Leading through reversals is something I’ve learned to accept only through years of experience in leadership positions and personal experience. But, my acceptance of failure as a component of success wasn’t always so. The combination of my risk-averse engineering background coupled with a long military career all but eliminated my acceptance of failure as an option. This made it difficult to accept less-than-optimum results from subordinates and made it impossible to accept failure on any anything I was involved with. When the inevitable failure occurred, I was insufferable. I was defeated. I was angry…especially with myself.
Does this sound like you?
Getting Over Failure
While failure is not the desired end state we seek, it will happen. A bad decision will be made, a change request won’t be executed in time, a design flaw will slip past review, a program manager’s first try at team leadership will result in suboptimal results, an inappropriate quip will be made at the wrong time…stuff will happen.
What makes a good leader, is accepting the failure, learning from it, and moving onwards. This is the key lesson I learned through several opportunities at leading large organizations. Other lessons I gleaned over my career:
Failing is a step on the ladder to success. This was perhaps the hardest lesson for me internalize, but I now understand this is an essential element of accepting failure as a part of growth. This isn’t a cliché, it’s a truth. If you’re focused on garnering success in a new undertaking you will certainly fail at some point. Knowing that the failure is merely a step in the right direction helps to erase the negative context of failure. “Failing, to get ahead” is a better mindset with which to operate.
Trouble doesn’t last forever. Even in the darkest of situations, eventually there will be light. A leader knows that the bad stuff will be replaced by the good stuff, as long as you keep moving forward. To this end, effective leaders work to keep their own, and their subordinate’s, hopes up.
“When you’re honest and stay true to yourself, others may fault you for the approach you took that led to the failure, but they won’t fault you for your word.”
Know what you stand for before a crisis hits.
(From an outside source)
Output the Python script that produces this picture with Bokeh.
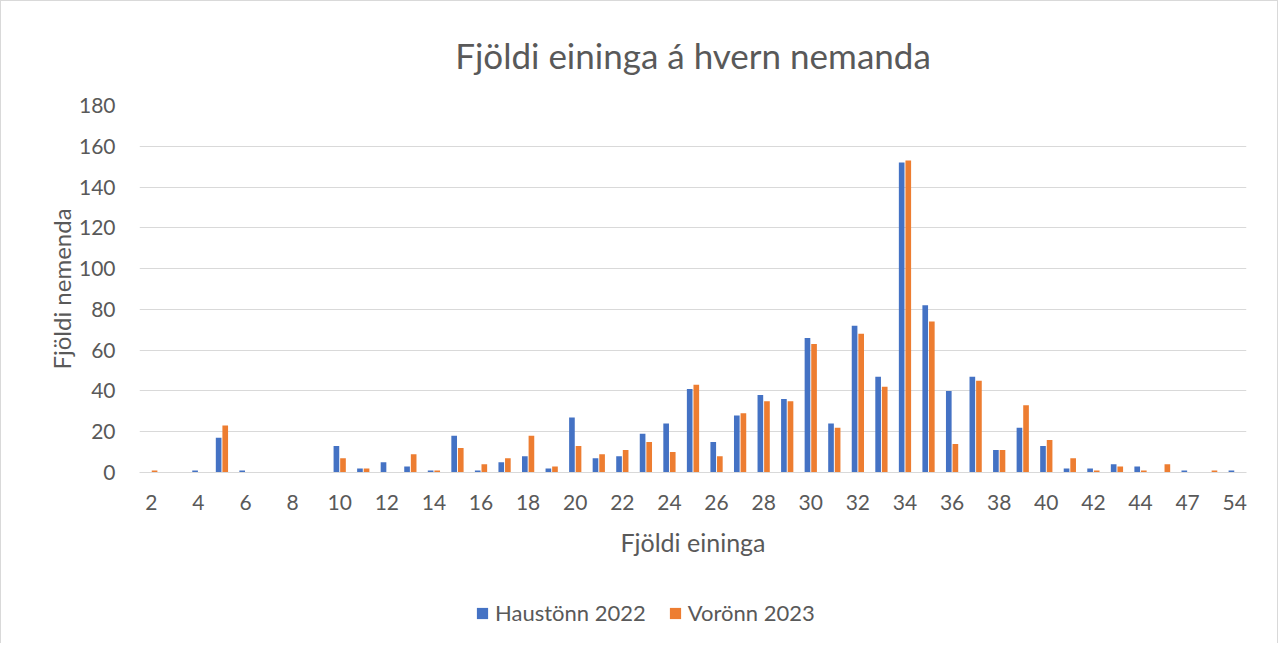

Trying to figure-out your inner mojo in the midst of responding to a crisis, wastes energy, broadcasts to everyone that you don’t know what you’re doing, and may well make the situation worse. Do your soul-searching early in your leadership endeavor and know yourself.
Be honest and stand for integrity. No matter how bad it gets, as a leader you must leverage your honesty and integrity. When everything is falling down, when failure is at your doorstep, your honesty and integrity will be your suit of armor that will protect you through the fray. When you’re honest and stay true to yourself, others may fault you for the approach you took that led to the failure, but they won’t fault you for your word.